Tarpon, 860 F.2d at 443. As we noted, "the fact that the pipeline was originally intended only for the exploitation of a single set of reserves made the risks of misestimation acute.” Id.
. Under this interpretation, Tarpon recovers the same amount in undiscounted dollars that it would have recovered if the parties had been accurate in their initial estimates of the life-span of the total reserves. See Tarpon, 860 F.2d at 443. In economic effect, Tarpon’s theory allows it to collect a greater proportion of the aggregate dollar amount in the early years of the pipeline’s total lifetime. Tarpon thus gets the benefit of an interest-free loan on such accelerated errors. Had the estimation error been in the other direction, Trunkline would have been the beneficiary.
.Under the life-of-the-reserves depreciation methodology accepted as the correct interpretation of the Agreement, the pipeline’s costs are recouped based on the estimated reserves of the system rather than the calendar years that those reserves are estimated to be in production. Thus, if 1,000,000 Mcf of production are anticipated over a ten-year period, the pipeline’s rates *108will be calculated so that its capital investment will be fully recovered when 1,000,000 Mcf are transported without regard to whether that occurs in a shorter or longer period than the anticipated ten-year timeframe. This method, also known as the unit-of-production method, represents a significant departure from traditional ratemaking methods.
. See 18 C.F.R. § 154.63(e)(2) (1991).
. The Commission also relied upon the testimony of Tarpon’s witness Frank McGee, found to be credible by the ALJ. See Universal Camera Corp. v. NLRB, 340 U.S. 474, 496, 71 S.Ct. 456, 468, 95 L.Ed. 456 (1951). McGee was personally involved in the negotiation of the Agreement with Trunkline.
. Trunkline also argues that because the FERC’s interpretation constitutes a departure from "traditional ratemaking principles,” and because the result of the FERC’s decision will be detrimental to consumers, this court should not uphold it. We have previously considered and rejected identical contentions, see Tarpon, 860 F.2d at 444.
. Under the FERC's open-access regulations, the actual rates parties may charge are quite flexible. The regulations require a one cent per Mcf minimum rate, and a maximum rate as established by the open-access proceeding. The open-access users may then negotiate with the pipeline, to the extent the market will bear, to use its services at a rate lower than the maximum rate.

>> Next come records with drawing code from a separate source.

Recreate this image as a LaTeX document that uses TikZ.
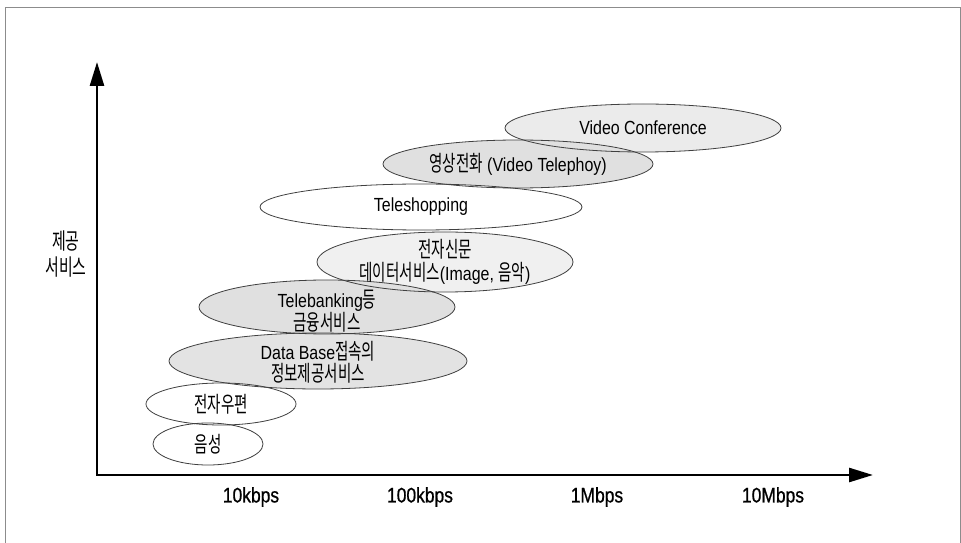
\documentclass[tikz,border=0pt]{standalone}
\usepackage{fontspec}
\setmainfont{Liberation Sans}[FakeStretch=0.84]
\newfontfamily\kofont{Noto Sans CJK KR}[FakeStretch=0.66,Scale=1.16]
\newfontfamily\tickfont{Liberation Sans}[FakeStretch=0.83,FakeBold=0.8]
\newcommand\ko[1]{{\kofont #1}}
\usetikzlibrary{shapes.geometric,arrows.meta}
\tikzset{
  ellbg/.style={ellipse,inner sep=0pt,draw=none},
  ell/.style={ellipse,inner sep=0pt,draw=black!75,line width=0.8bp,align=center,
    text=black,font=\fontsize{19bp}{22bp}\selectfont},
  txt/.style={inner sep=0pt,align=center,text=black,font=\fontsize{19bp}{22bp}\selectfont},
  tick/.style={font=\tickfont\fontsize{21bp}{24bp}\selectfont,text=black},
  axis/.style={line width=2.6bp,black},
  framecol/.style={line width=1bp,black!45},
  ylab/.style={align=center,font=\fontsize{19.5bp}{26bp}\selectfont,text=black}
}
\begin{document}
\begin{tikzpicture}[x=1bp,y=-1bp]
\useasboundingbox (0,0) rectangle (961,543);
\fill[white] (0,0) rectangle (961,543);
% frame
\draw[framecol] (5,543) -- (5,8) -- (960,8) -- (960,543);
% fills
\node[ellbg,fill=black!8,minimum width=276bp,minimum height=48bp] (vcbg) at (643,128) {};
\node[ellbg,fill=black!12,minimum width=270bp,minimum height=48bp] (vtbg) at (518,164) {};
\node[ellbg,fill=white,minimum width=322bp,minimum height=46bp] (tsbg) at (421,207) {};
\node[ellbg,fill=black!6,minimum width=256bp,minimum height=60bp] (npbg) at (445,262) {};
\node[ellbg,fill=black!12,minimum width=256bp,minimum height=54bp] (tbbg) at (327,307) {};
\node[ellbg,fill=black!11,minimum width=298bp,minimum height=56bp] (dbbg) at (318,361) {};
\node[ellbg,fill=white,minimum width=150bp,minimum height=42bp] (embg) at (221,404) {};
\node[ellbg,fill=white,minimum width=110bp,minimum height=42bp] (vobg) at (208,444) {};
% outlines
\node[ell,minimum width=276bp,minimum height=48bp] (vc) at (643,128) {};
\node[ell,minimum width=270bp,minimum height=48bp] (vt) at (518,164) {};
\node[ell,minimum width=322bp,minimum height=46bp] (ts) at (421,207) {};
\node[ell,minimum width=256bp,minimum height=60bp] (np) at (445,262) {};
\node[ell,minimum width=256bp,minimum height=54bp] (tb) at (327,307) {};
\node[ell,minimum width=298bp,minimum height=56bp] (db) at (318,361) {};
\node[ell,minimum width=150bp,minimum height=42bp] (em) at (221,404) {};
\node[ell,minimum width=110bp,minimum height=42bp] (vo) at (208,444) {};
% texts
\node[txt] (vct) at (643,128) {Video Conference};
\node[txt] (vtt) at (518,164) {\ko{영상전화} (Video Telephoy)};
\node[txt] (tst) at (421,207) {Teleshopping};
\node[txt] (npt) at (445,262) {\ko{전자신문}\\[1bp]\ko{데이터서비스}(Image, \ko{음악})};
\node[txt] (tbt) at (327,311) {Telebanking\ko{등}\\\ko{금융서비스}};
\node[txt] (dbt) at (318,362) {Data Base\ko{접속의}\\\ko{정보제공서비스}};
\node[txt] (emt) at (221,404) {\ko{전자우편}};
\node[txt] (vot) at (208,444) {\ko{음성}};
% axes
\coordinate (origin) at (97,475);
\coordinate (ytip) at (97,62);
\coordinate (xtip) at (873,475);
\draw[axis,{Triangle[length=24bp,width=14bp]}-{Triangle[length=24bp,width=14bp]}] (ytip) -- (origin) -- (xtip);
% labels
\node[ylab] (yl) at (66,254) {\ko{제공}\\\ko{서비스}};
\node[tick] (t1) at (251,497) {10kbps};
\node[tick] (t2) at (420,497) {100kbps};
\node[tick] (t3) at (597,497) {1Mbps};
\node[tick] (t4) at (773,497) {10Mbps};
\end{tikzpicture}
\end{document}
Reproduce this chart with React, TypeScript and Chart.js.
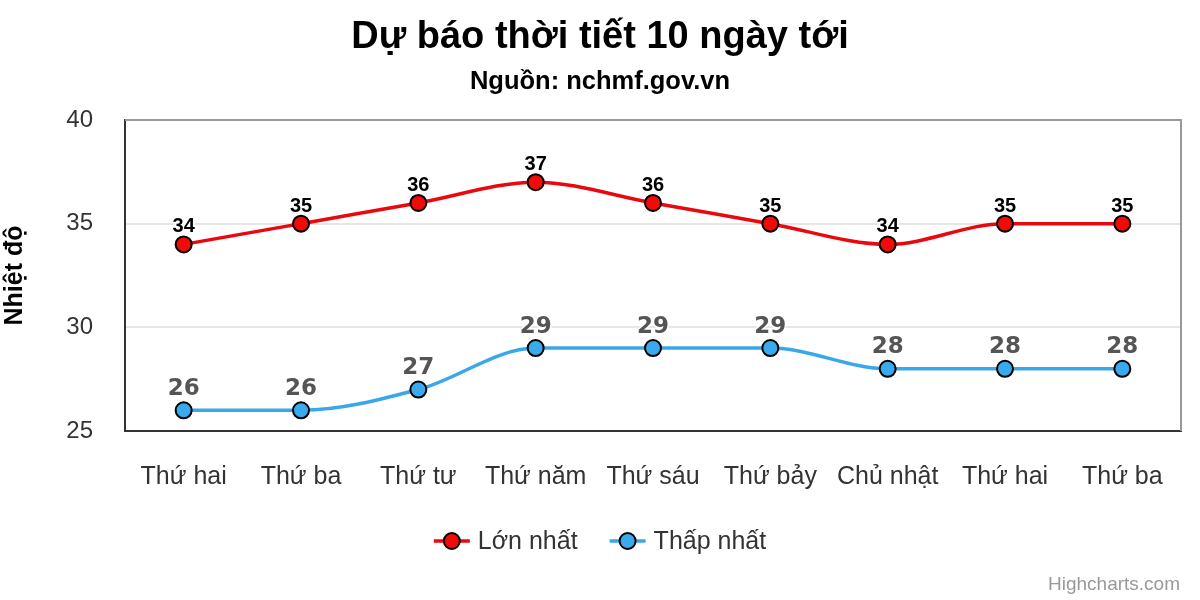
import React, { useEffect, useRef } from "react";
import { Chart, registerables } from "chart.js";

Chart.register(...registerables);

const TITLE = "Dự báo thời tiết 10 ngày tới";
const SUBTITLE = "Nguồn: nchmf.gov.vn";
const Y_TITLE = "Nhiệt độ";
const CREDIT = "Highcharts.com";

const categories = [
  "Thứ hai",
  "Thứ ba",
  "Thứ tư",
  "Thứ năm",
  "Thứ sáu",
  "Thứ bảy",
  "Chủ nhật",
  "Thứ hai",
  "Thứ ba",
];
const maxTemps = [34, 35, 36, 37, 36, 35, 34, 35, 35];
const minTemps = [26, 26, 27, 29, 29, 29, 28, 28, 28];
const seriesNames = ["Lớn nhất", "Thấp nhất"];
const yTicks = [25, 30, 35, 40];

const FONT = "'Liberation Sans', Arial, Helvetica, sans-serif";
const DV = "'DejaVu Sans', sans-serif";
const RED_LINE = "#e8080d";
const RED_FILL = "#f00a0a";
const BLUE_LINE = "#3aa8e8";
const BLUE_FILL = "#3aaaee";

const decorPlugin = {
  id: "decor",
  beforeDatasetsDraw(chart: any) {
    const { ctx, chartArea } = chart;
    ctx.save();
    ctx.strokeStyle = "#999999";
    ctx.lineWidth = 2;
    ctx.beginPath();
    ctx.moveTo(chartArea.left, chartArea.top);
    ctx.lineTo(chartArea.right, chartArea.top);
    ctx.lineTo(chartArea.right, chartArea.bottom);
    ctx.stroke();
    ctx.restore();
  },
  afterDraw(chart: any) {
    const { ctx } = chart;
    const w = chart.width;
    ctx.save();
    ctx.fillStyle = "#000";
    ctx.textAlign = "center";
    ctx.textBaseline = "alphabetic";
    ctx.font = `bold 38px ${FONT}`;
    ctx.fillText(TITLE, w / 2, 48);
    ctx.font = `bold 25.5px ${FONT}`;
    ctx.fillText(SUBTITLE, w / 2, 89);

    const drawLabels = (dsIndex: number, font: string, color: string, offset: number) => {
      const meta = chart.getDatasetMeta(dsIndex);
      const data = chart.data.datasets[dsIndex].data as number[];
      ctx.font = font;
      ctx.textAlign = "center";
      ctx.textBaseline = "alphabetic";
      meta.data.forEach((pt: any, i: number) => {
        const txt = String(data[i]);
        ctx.lineWidth = 3;
        ctx.strokeStyle = "#fff";
        ctx.lineJoin = "round";
        ctx.strokeText(txt, pt.x, pt.y - offset);
        ctx.fillStyle = color;
        ctx.fillText(txt, pt.x, pt.y - offset);
      });
    };
    drawLabels(0, `bold 20px ${FONT}`, "#000", 12);
    drawLabels(1, `bold 23px ${DV}`, "#555", 15.5);

    ctx.font = `25px ${FONT}`;
    const symW = 36;
    const symGap = 8;
    const itemGap = 32;
    const widths = seriesNames.map((n) => ctx.measureText(n).width);
    const total = widths.reduce((a, b) => a + b, 0) + 2 * (symW + symGap) + itemGap;
    let x = w / 2 - total / 2;
    const ly = 541;
    const colors = [
      [RED_LINE, RED_FILL],
      [BLUE_LINE, BLUE_FILL],
    ];
    seriesNames.forEach((name, i) => {
      ctx.strokeStyle = colors[i][0];
      ctx.lineWidth = 3.5;
      ctx.beginPath();
      ctx.moveTo(x, ly);
      ctx.lineTo(x + symW, ly);
      ctx.stroke();
      ctx.beginPath();
      ctx.arc(x + symW / 2, ly, 8, 0, Math.PI * 2);
      ctx.fillStyle = colors[i][1];
      ctx.fill();
      ctx.lineWidth = 2;
      ctx.strokeStyle = "#000";
      ctx.stroke();
      ctx.fillStyle = "#333";
      ctx.textAlign = "left";
      ctx.textBaseline = "middle";
      ctx.fillText(name, x + symW + symGap, ly + 1);
      x += symW + symGap + widths[i] + itemGap;
    });

    ctx.font = `19px ${FONT}`;
    ctx.fillStyle = "#999";
    ctx.textAlign = "right";
    ctx.textBaseline = "alphabetic";
    ctx.fillText(CREDIT, w - 20, 590);
    ctx.restore();
  },
};

export default function App() {
  const canvasRef = useRef<HTMLCanvasElement | null>(null);

  useEffect(() => {
    document.body.style.margin = "0";
    const canvas = canvasRef.current;
    if (!canvas) return;
    const chart = new Chart(canvas, {
      type: "line",
      data: {
        labels: categories,
        datasets: [
          {
            label: seriesNames[0],
            data: maxTemps,
            borderColor: RED_LINE,
            backgroundColor: RED_FILL,
            borderWidth: 3.5,
            pointRadius: 8,
            pointHoverRadius: 8,
            pointBorderColor: "#000",
            pointBorderWidth: 2,
            pointBackgroundColor: RED_FILL,
            cubicInterpolationMode: "monotone",
          },
          {
            label: seriesNames[1],
            data: minTemps,
            borderColor: BLUE_LINE,
            backgroundColor: BLUE_FILL,
            borderWidth: 3.5,
            pointRadius: 8,
            pointHoverRadius: 8,
            pointBorderColor: "#000",
            pointBorderWidth: 2,
            pointBackgroundColor: BLUE_FILL,
            cubicInterpolationMode: "monotone",
          },
        ],
      },
      options: {
        responsive: false,
        animation: false,
        layout: { padding: { top: 120, right: 19, bottom: 110, left: 0 } },
        plugins: {
          legend: { display: false },
          title: { display: false },
          tooltip: { enabled: false },
        },
        scales: {
          x: {
            offset: true,
            grid: { display: false, drawTicks: false },
            border: { display: true, color: "#333", width: 2 },
            ticks: {
              color: "#333",
              font: { family: FONT, size: 25 },
              padding: 31,
              maxRotation: 0,
              autoSkip: false,
            },
            afterFit: (s: any) => {
              s.height = 59;
            },
          },
          y: {
            min: 25,
            max: 40,
            afterBuildTicks: (s: any) => {
              s.ticks = yTicks.map((v) => ({ value: v }));
            },
            grid: {
              drawTicks: false,
              color: (c: any) =>
                c.tick && (c.tick.value === 30 || c.tick.value === 35) ? "#e6e6e6" : "rgba(0,0,0,0)",
              lineWidth: 2,
            },
            border: { display: true, color: "#333", width: 2 },
            ticks: {
              color: "#333",
              font: { family: FONT, size: 24 },
              padding: 32,
            },
            title: {
              display: true,
              text: Y_TITLE,
              color: "#000",
              font: { family: FONT, size: 25, weight: "bold" },
              padding: { top: 0, bottom: 0 },
            },
            afterFit: (s: any) => {
              s.width = 125;
            },
          },
        },
      },
      plugins: [decorPlugin],
    });
    return () => chart.destroy();
  }, []);

  return <canvas ref={canvasRef} width={1200} height={600} style={{ display: "block" }} />;
}
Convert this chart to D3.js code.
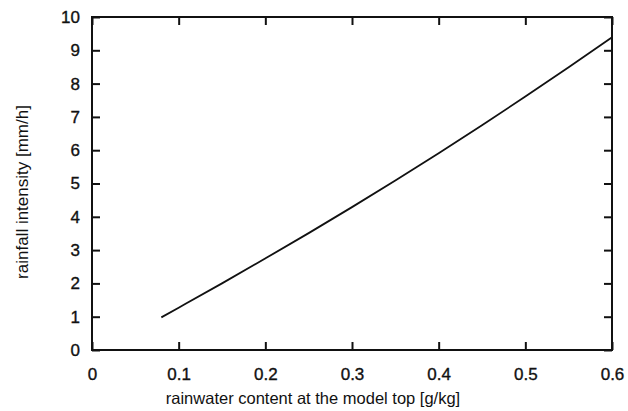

. In its order discussing Tarpon’s open-access rate filing, the Commission stated:
Tarpon requests that the transportation rates proposed in the instant docket be subject to the outcome of its most recent section 4(e) general rate case filed in Docket No. RP84-82 [the Trunkline proceeding]. On October 20, 1987, the Commission issued an order [citing 41 F.E.R.C. ¶ 61,044 (1987) (Opinion No. 287) ] addressing that filing, but the proceeding is still pending on rehearing. We believe that the rates here should be subject to the outcome of that proceeding and accordingly, will require that the rates proposed here be subject to the outcome of those proceedings.
The Commission accepted Tarpon’s open-access rate, ordering:
(A) Tarpon's proposed tariff sheets which are identified in Appendix A of this order are accepted for filing and suspended to become effective December 1, 1987, subject to refund, subject to Tarpon’s refiling within 15 days of the date of issuance of this order to make the revisions discussed in the body of this order, and subject to the outcome of the proceedings in Docket No. RP84-82.
. Natural Gas Clearinghouse’s total surcharge comes to $355,149, plus $25,841 in interest. Texican's total is $329,380, plus $42,972 in interest.
. Similarly, § 5(a) of the NGA grants the FERC asymmetrical authority — it may not on its own motion increase a filed rate, but it may lower a rate it finds on its own motion to be not ‘‘just and reasonable.” See 15 U.S.C. § 717d(a).
. The court on rehearing in Indiana & Michigan Electric vacated its retroactive rate adjustment order, see 502 F.2d at 344, based on the special circumstances that the regulated buyers were prevented by statute from passing the increased costs on to their customers.
. Petitioners contend that these FERC decisions are inapposite because the parties involved had meanwhile entered into agreements that contemplated possible recoupment through retroactive surcharges. See also Kansas Gas & Electric Co., 43 F.E.R.C. 1161,407 (1988). We nonetheless find the Commission’s assertion of its retroactive corrective authority in these decisions to be indicative of a longstanding practice and policy on the part of the Commission to impose such surcharges.
. We also reject petitioners’ contention that the FERC failed to engage in reasoned decisionmaking when it approved the linkage between the open-access rate and the rate determined in the Trunkline general rate proceeding. Natural Gas Clearinghouse and Texican allege that the rate design in § 10.5 contravenes the FERC’s open-access regulations, and that the FERC failed to adequately explain its departure from the regulations when it linked the open-access rate to the Trunkline rate. The Commission's decision to condition the open-access rates on the outcome of the Trunkline proceeding was made in a very early phase of the open-access docket. Any objections to the Commission’s linkage of the open-access rate to the Trunkline case should have been made at that time. After knowingly accepting service under the terms of *113the open-access rate filing, Natural Gas Clearinghouse’s and Texican’s belated complaint amounts basically to an impermissible collateral attack upon that earlier decision.
. We note again that the issue boils down to one of notice, so that the open-access shippers’ other notice arguments do not warrant separate treatment, e.g., the argument that unilateral waivers of the filed rate doctrine are not allowed. See Brief for Petitioners Natural Gas Clearinghouse and Texican Natural Gas Company at 22-23.